No, it hadn’t been spontaneous. He’d taken a candle in there with him, dropped it when Needy hit him with that bit of two by four. Old, dry timber. A factory that hadn’t
been used in years, methane gas seeping up from ancient coal mines. No wonder it had gone up like a bonfire on Guy Fawkes night.

But there had been a book, hadn’t there? Needy wouldn’t give it up even when the flames took him, caught that ridiculous cloak he’d been wearing, went through his hair like a knacker-man singeing a pig. McLean put down his tea, scrunched his hands into his eyes as hard as he could stand in an attempt to erase that image. A man on fire, screaming as much in frustration and rage as in pain. Or was that his imagination, his brain filling in the gaps where memory had been erased by the heat, the smoke, not enough oxygen?
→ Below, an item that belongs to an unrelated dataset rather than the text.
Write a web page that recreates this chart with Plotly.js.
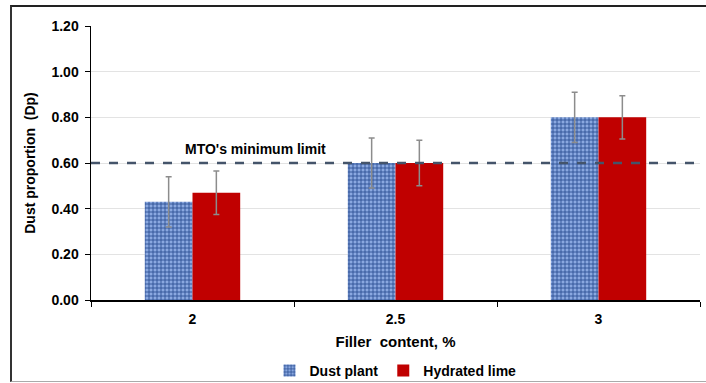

Pulling his hands away from his eyes left ghost images dancing in the dim kitchen light in front of him. Spirits rising up from the ashes of a book, burned by a mystical flame. The souls of countless victims, trapped down the years. Victims and murderers both; the innocent and those who had sought to test themselves against evil and found themselves wanting. Needy had been there, a man broken by the weight of expectations laid upon him. Anderson too, small and frightened, a little boy abandoned by his parents and never understanding why. And then the women they had abducted, tortured, raped, killed. All because a book told them to? Well, was that so hard to believe, after all that had been done in the name of the Bible, the Koran?

They were naked. Does he remember that? Or is it the memory of the post-mortem slab, the endless photographs of dead bodies he has seen. No, they were there. Surrounding him, keeping the flames away until rescue came. Kirsty.

A noise and flurry of movement. At the same moment he registered that he’d heard the cat flap clatter in the back door, Mrs McCutcheon’s cat was on the table in front of him. The normally unflappable beast looked wild, its fur straggled and unkempt, mud spatters all along one side.

‘Jesus, you gave me a shock.’ McLean rocked back in his chair, feeling his heart bashing away in his chest like a cheap horror movie. The cat just looked at him, sat down and started to clean itself.